-- Start Collected data --
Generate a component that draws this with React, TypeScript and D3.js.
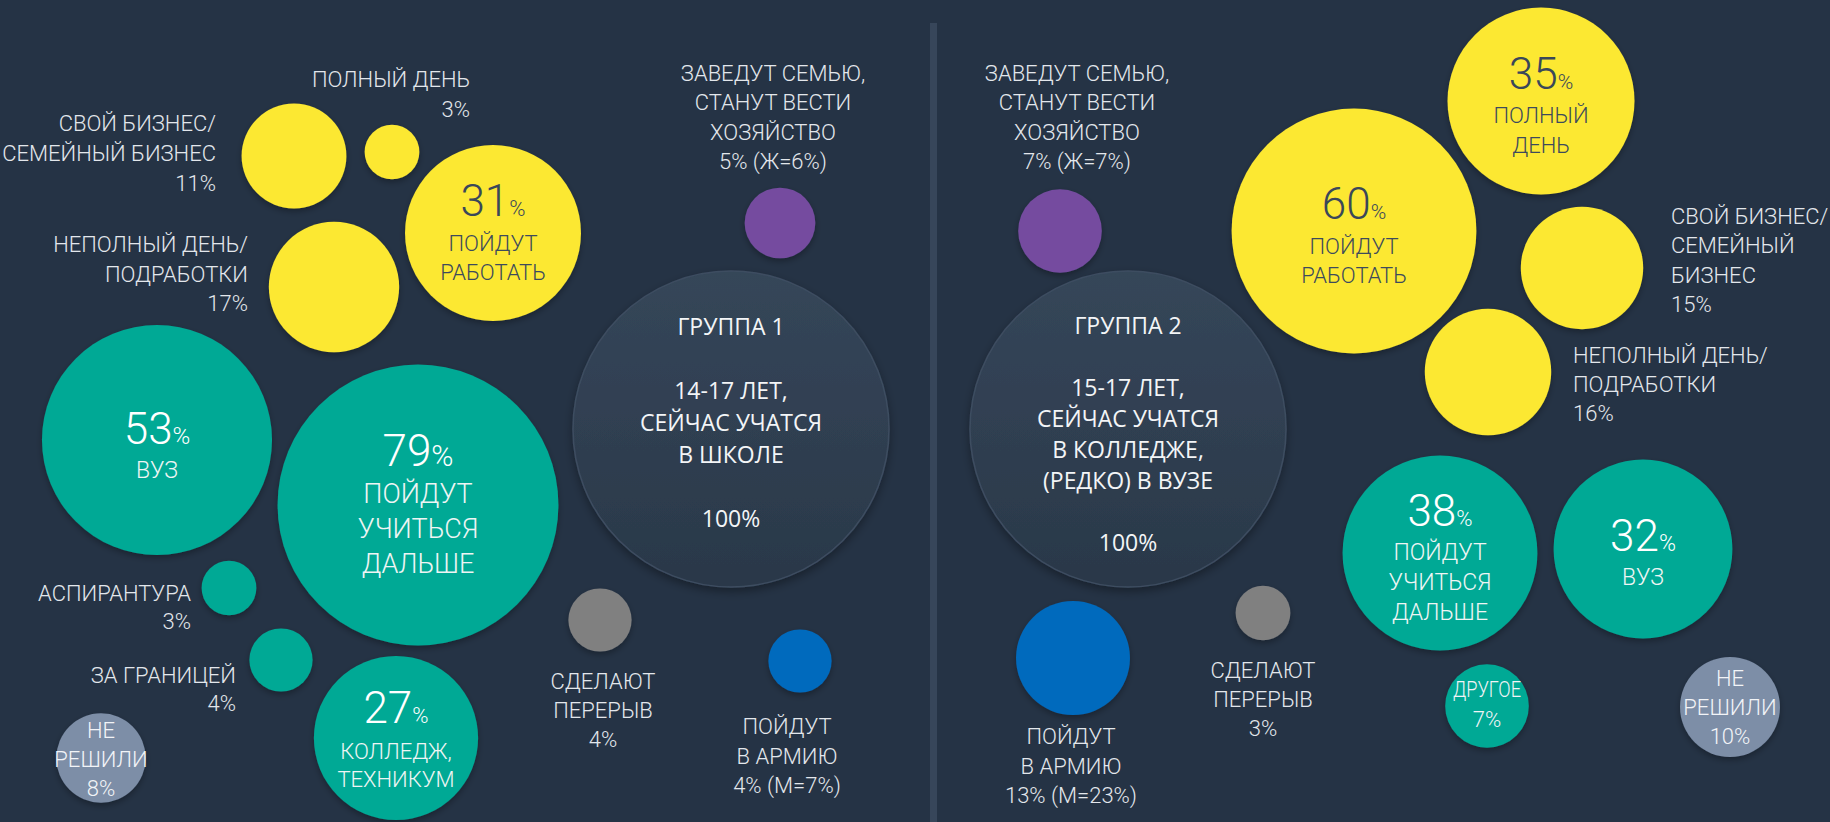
import React from "react";
import * as d3 from "d3";

const W = 1830;
const H = 822;

// ---- data: group 1 (14-17, school) ----
const group1Names = [
  "ГРУППА 1|14-17 ЛЕТ,|СЕЙЧАС УЧАТСЯ|В ШКОЛЕ",
  "ПОЙДУТ|РАБОТАТЬ",
  "ПОЛНЫЙ ДЕНЬ",
  "СВОЙ БИЗНЕС/|СЕМЕЙНЫЙ БИЗНЕС",
  "НЕПОЛНЫЙ ДЕНЬ/|ПОДРАБОТКИ",
  "ПОЙДУТ|УЧИТЬСЯ|ДАЛЬШЕ",
  "ВУЗ",
  "АСПИРАНТУРА",
  "ЗА ГРАНИЦЕЙ",
  "КОЛЛЕДЖ,|ТЕХНИКУМ",
  "НЕ|РЕШИЛИ",
  "ЗАВЕДУТ СЕМЬЮ,|СТАНУТ ВЕСТИ|ХОЗЯЙСТВО",
  "СДЕЛАЮТ|ПЕРЕРЫВ",
  "ПОЙДУТ|В АРМИЮ",
];
const group1Values = [100, 31, 3, 11, 17, 79, 53, 3, 4, 27, 8, 5, 4, 4];
const group1Notes = ["", "", "", "", "", "", "", "", "", "", "", "Ж=6%", "", "М=7%"];
const group1Kinds = [
  "center", "work", "work", "work", "work", "study", "study",
  "study", "study", "study", "undecided", "family", "gap", "army",
];

// ---- data: group 2 (15-17, college) ----
const group2Names = [
  "ГРУППА 2|15-17 ЛЕТ,|СЕЙЧАС УЧАТСЯ|В КОЛЛЕДЖЕ,|(РЕДКО) В ВУЗЕ",
  "ПОЙДУТ|РАБОТАТЬ",
  "ПОЛНЫЙ|ДЕНЬ",
  "СВОЙ БИЗНЕС/|СЕМЕЙНЫЙ|БИЗНЕС",
  "НЕПОЛНЫЙ ДЕНЬ/|ПОДРАБОТКИ",
  "ПОЙДУТ|УЧИТЬСЯ|ДАЛЬШЕ",
  "ВУЗ",
  "ДРУГОЕ",
  "НЕ|РЕШИЛИ",
  "ЗАВЕДУТ СЕМЬЮ,|СТАНУТ ВЕСТИ|ХОЗЯЙСТВО",
  "СДЕЛАЮТ|ПЕРЕРЫВ",
  "ПОЙДУТ|В АРМИЮ",
];
const group2Values = [100, 60, 35, 15, 16, 38, 32, 7, 10, 7, 3, 13];
const group2Notes = ["", "", "", "", "", "", "", "", "", "Ж=7%", "", "М=23%"];
const group2Kinds = [
  "center", "work", "work", "work", "work", "study", "study",
  "study", "undecided", "family", "gap", "army",
];

// ---- layout (hand-placed bubble anchors and label placement) ----
type Lay = {
  x: number; y: number; mode: string;
  lx?: number; ly: number; lh: number;
  gap?: number; fs?: number; pct?: number; anchor?: string; squeeze?: number;
};

const group1Layout: Lay[] = [
  { x: 731, y: 429, mode: "center", ly: 335, lh: 32, fs: 23 },
  { x: 493, y: 233, mode: "big", ly: 216, gap: 35, lh: 29, fs: 22, pct: 22 },
  { x: 392, y: 152, mode: "out", anchor: "end", lx: 470, ly: 87, lh: 30 },
  { x: 294, y: 156, mode: "out", anchor: "end", lx: 216, ly: 131, lh: 30 },
  { x: 334, y: 287, mode: "out", anchor: "end", lx: 248, ly: 252, lh: 29.5 },
  { x: 418, y: 505, mode: "big", ly: 466, gap: 37, lh: 35, fs: 27, pct: 30 },
  { x: 157, y: 440, mode: "big", ly: 444, gap: 34, lh: 30, fs: 23, pct: 24 },
  { x: 229, y: 588, mode: "out", anchor: "end", lx: 191, ly: 601, lh: 28 },
  { x: 281, y: 660, mode: "out", anchor: "end", lx: 236, ly: 683, lh: 28 },
  { x: 396, y: 738, mode: "big", ly: 723, gap: 36, lh: 28, fs: 22, pct: 22 },
  { x: 101, y: 758, mode: "in", ly: 738, lh: 29, fs: 22 },
  { x: 780, y: 223, mode: "out", anchor: "middle", lx: 773, ly: 81, lh: 29.3 },
  { x: 600, y: 620, mode: "out", anchor: "middle", lx: 603, ly: 689, lh: 29 },
  { x: 800, y: 661, mode: "out", anchor: "middle", lx: 787, ly: 734, lh: 29.5 },
];

const group2Layout: Lay[] = [
  { x: 1128, y: 429, mode: "center", ly: 334, lh: 31, fs: 23 },
  { x: 1354, y: 231, mode: "big", ly: 219, gap: 35, lh: 29, fs: 22, pct: 21 },
  { x: 1541, y: 101, mode: "big", ly: 89, gap: 34, lh: 30, fs: 22, pct: 21 },
  { x: 1582, y: 268, mode: "out", anchor: "start", lx: 1671, ly: 224, lh: 29.3 },
  { x: 1488, y: 372, mode: "out", anchor: "start", lx: 1573, ly: 363, lh: 29 },
  { x: 1440, y: 553, mode: "big", ly: 526, gap: 34, lh: 30, fs: 23, pct: 22 },
  { x: 1643, y: 549, mode: "big", ly: 551, gap: 34, lh: 30, fs: 23, pct: 23 },
  { x: 1487, y: 706, mode: "in", ly: 697, lh: 30, fs: 22, squeeze: 68 },
  { x: 1730, y: 707, mode: "in", ly: 686, lh: 29, fs: 22 },
  { x: 1060, y: 231, mode: "out", anchor: "middle", lx: 1077, ly: 81, lh: 29.3 },
  { x: 1263, y: 613, mode: "out", anchor: "middle", lx: 1263, ly: 678, lh: 29 },
  { x: 1073, y: 658, mode: "out", anchor: "middle", lx: 1071, ly: 744, lh: 29.5 },
];

const colors: Record<string, string> = {
  center: "url(#centerGrad)",
  work: "#fce832",
  study: "#06a995",
  family: "#744c9f",
  gap: "#808080",
  army: "#006abd",
  undecided: "#7d8ea7",
};

const FONT_CENTER = "'Open Sans', 'Noto Sans', sans-serif";
const FONT = "Roboto, 'Open Sans', sans-serif";
const LABEL = "#e3e7ec";

const r = d3.scaleSqrt().domain([0, 100]).range([0, 158]);

function Bubble({ name, value, note, kind, lay }: {
  name: string; value: number; note: string; kind: string; lay: Lay;
}) {
  const lines = name.split("|");
  const valText = `${value}%` + (note ? ` (${note})` : "");
  const onYellow = kind === "work";
  const ink = onYellow ? "#3a4759" : "#ffffff";
  const inkLabel = onYellow ? "#3d4a5c" : "#eef5f4";

  let label: React.ReactNode = null;
  if (lay.mode === "center") {
    const all = [lines[0], "", ...lines.slice(1), "", valText];
    label = (
      <text textAnchor="middle" fontFamily={FONT_CENTER} fontSize={lay.fs} fontWeight={400} fill="#f3f5f7">
        {all.map((t, i) => (
          <tspan key={i} x={lay.x} y={lay.ly + i * lay.lh}>{t}</tspan>
        ))}
      </text>
    );
  } else if (lay.mode === "big") {
    label = (
      <g fontFamily={FONT} fontWeight={300} textAnchor="middle">
        <text x={lay.x} y={lay.ly} fill={ink}>
          <tspan fontSize={44}>{value}</tspan>
          <tspan fontSize={lay.pct}>%</tspan>
        </text>
        {lines.map((t, i) => (
          <text key={i} x={lay.x} y={lay.ly + (lay.gap || 0) + i * lay.lh}
            fontSize={lay.fs} fill={inkLabel}>{t}</text>
        ))}
      </g>
    );
  } else if (lay.mode === "in") {
    const all = [...lines, valText];
    label = (
      <g fontFamily={FONT} fontWeight={300} textAnchor="middle" fontSize={lay.fs} fill="#f2f4f7">
        {all.map((t, i) => (
          <text key={i} x={lay.x} y={lay.ly + i * lay.lh}
            {...(lay.squeeze && i === 0 ? { textLength: lay.squeeze, lengthAdjust: "spacingAndGlyphs" } : {})}>
            {t}
          </text>
        ))}
      </g>
    );
  } else {
    const all = [...lines, valText];
    label = (
      <g fontFamily={FONT} fontWeight={300} textAnchor={lay.anchor} fontSize={22} fill={LABEL}>
        {all.map((t, i) => (
          <text key={i} x={lay.lx} y={lay.ly + i * lay.lh}>{t}</text>
        ))}
      </g>
    );
  }

  return (
    <g>
      <circle
        cx={lay.x}
        cy={lay.y}
        r={r(value)}
        fill={colors[kind]}
        stroke={kind === "center" ? "#3e4d61" : "none"}
        strokeWidth={kind === "center" ? 1.5 : 0}
        filter={kind === "center" ? "url(#shadowBig)" : "url(#shadow)"}
      />
      {label}
    </g>
  );
}

function Group({ names, values, notes, kinds, layout }: {
  names: string[]; values: number[]; notes: string[]; kinds: string[]; layout: Lay[];
}) {
  return (
    <g>
      {names.map((n, i) => (
        <Bubble key={i} name={n} value={values[i]} note={notes[i]} kind={kinds[i]} lay={layout[i]} />
      ))}
    </g>
  );
}

export default function App() {
  return (
    <svg
      width={W}
      height={H}
      style={{ position: "absolute", left: 0, top: 0, display: "block" }}
    >
      <defs>
        <linearGradient id="centerGrad" x1="0" y1="0" x2="0" y2="1">
          <stop offset="0%" stopColor="#354659" />
          <stop offset="100%" stopColor="#2a3849" />
        </linearGradient>
        <filter id="shadow" x="-30%" y="-30%" width="160%" height="160%">
          <feDropShadow dx="0" dy="3" stdDeviation="3" floodColor="#000" floodOpacity="0.3" />
        </filter>
        <filter id="shadowBig" x="-20%" y="-20%" width="140%" height="140%">
          <feDropShadow dx="0" dy="4" stdDeviation="5" floodColor="#000" floodOpacity="0.35" />
        </filter>
      </defs>
      <rect width={W} height={H} fill="#253345" />
      <rect x={930} y={23} width={7} height={H - 23} fill="#37465a" />
      <Group names={group1Names} values={group1Values} notes={group1Notes} kinds={group1Kinds} layout={group1Layout} />
      <Group names={group2Names} values={group2Values} notes={group2Notes} kinds={group2Kinds} layout={group2Layout} />
    </svg>
  );
}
-- End Collected data --
What is required :: Look above for lines with the word "React" and copy them all.

Solution below ::
Generate a component that draws this with React, TypeScript and D3.js.
import React from "react";
  let label: React.ReactNode = null;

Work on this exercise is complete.